Problem: Scan the listing below and copy every line holding "that".

Task inputs:
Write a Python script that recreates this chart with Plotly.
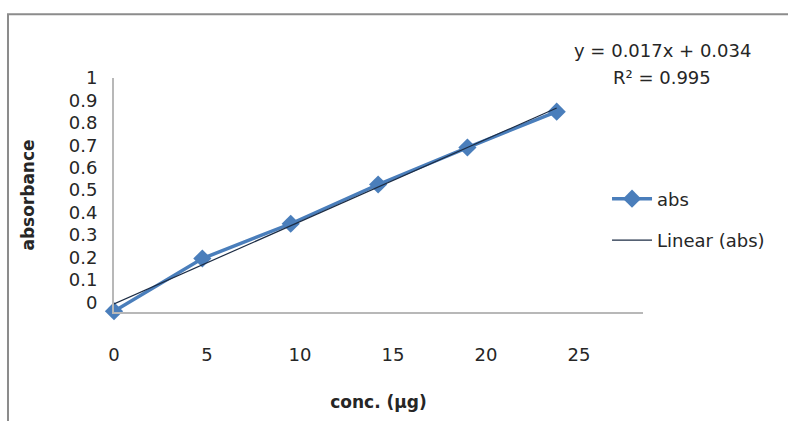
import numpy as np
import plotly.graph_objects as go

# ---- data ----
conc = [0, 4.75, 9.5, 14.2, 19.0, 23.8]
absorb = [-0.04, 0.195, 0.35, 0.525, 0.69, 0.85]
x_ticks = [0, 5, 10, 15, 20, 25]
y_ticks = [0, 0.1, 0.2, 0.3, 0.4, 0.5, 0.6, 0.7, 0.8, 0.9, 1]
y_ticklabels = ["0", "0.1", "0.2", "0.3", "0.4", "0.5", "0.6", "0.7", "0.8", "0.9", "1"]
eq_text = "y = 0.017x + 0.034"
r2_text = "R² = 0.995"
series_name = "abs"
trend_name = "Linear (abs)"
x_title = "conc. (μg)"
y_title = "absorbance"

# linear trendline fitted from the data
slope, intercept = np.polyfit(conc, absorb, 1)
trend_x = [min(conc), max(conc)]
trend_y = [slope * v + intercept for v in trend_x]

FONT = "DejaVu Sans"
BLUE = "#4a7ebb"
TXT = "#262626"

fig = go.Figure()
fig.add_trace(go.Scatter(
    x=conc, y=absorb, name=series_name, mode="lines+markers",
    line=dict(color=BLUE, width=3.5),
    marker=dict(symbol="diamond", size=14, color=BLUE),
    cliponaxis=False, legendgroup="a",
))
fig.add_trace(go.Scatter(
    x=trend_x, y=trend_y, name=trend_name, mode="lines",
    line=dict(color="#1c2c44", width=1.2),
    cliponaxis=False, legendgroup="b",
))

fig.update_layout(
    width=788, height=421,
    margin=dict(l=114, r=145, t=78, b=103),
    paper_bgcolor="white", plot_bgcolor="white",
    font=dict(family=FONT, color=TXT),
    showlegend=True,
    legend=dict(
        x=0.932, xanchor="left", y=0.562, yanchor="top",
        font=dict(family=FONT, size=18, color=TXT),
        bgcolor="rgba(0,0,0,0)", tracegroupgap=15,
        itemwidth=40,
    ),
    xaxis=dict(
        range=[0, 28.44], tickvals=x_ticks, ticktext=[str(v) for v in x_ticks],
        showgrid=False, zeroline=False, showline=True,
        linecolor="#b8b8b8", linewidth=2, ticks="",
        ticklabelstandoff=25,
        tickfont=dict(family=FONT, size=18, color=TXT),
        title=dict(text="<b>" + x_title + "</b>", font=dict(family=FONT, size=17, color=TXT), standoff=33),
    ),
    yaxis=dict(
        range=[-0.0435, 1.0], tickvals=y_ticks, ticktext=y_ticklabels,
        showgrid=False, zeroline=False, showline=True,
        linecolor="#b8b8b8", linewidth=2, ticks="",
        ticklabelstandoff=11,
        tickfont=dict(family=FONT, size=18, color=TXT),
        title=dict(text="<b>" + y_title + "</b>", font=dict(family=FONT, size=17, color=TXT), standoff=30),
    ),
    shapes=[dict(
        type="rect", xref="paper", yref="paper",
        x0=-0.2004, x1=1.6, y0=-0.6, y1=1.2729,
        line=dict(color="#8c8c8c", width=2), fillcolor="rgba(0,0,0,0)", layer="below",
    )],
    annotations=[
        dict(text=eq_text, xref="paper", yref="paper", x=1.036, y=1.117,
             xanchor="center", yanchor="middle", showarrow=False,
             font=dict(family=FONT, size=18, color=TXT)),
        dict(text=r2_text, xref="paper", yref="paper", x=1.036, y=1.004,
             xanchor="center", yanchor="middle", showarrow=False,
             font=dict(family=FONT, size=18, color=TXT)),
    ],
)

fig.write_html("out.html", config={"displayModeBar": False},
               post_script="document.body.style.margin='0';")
* * *
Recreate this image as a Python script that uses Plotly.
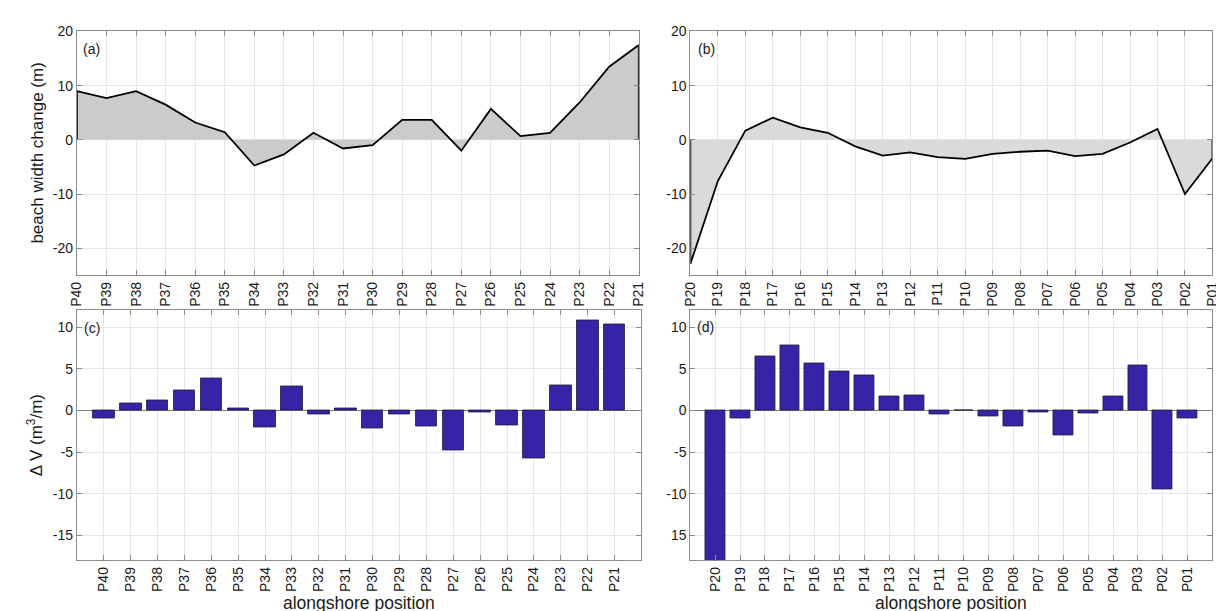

Finished task:
Write a Python script that recreates this chart with Plotly.
Recreate this image as a Python script that uses Plotly.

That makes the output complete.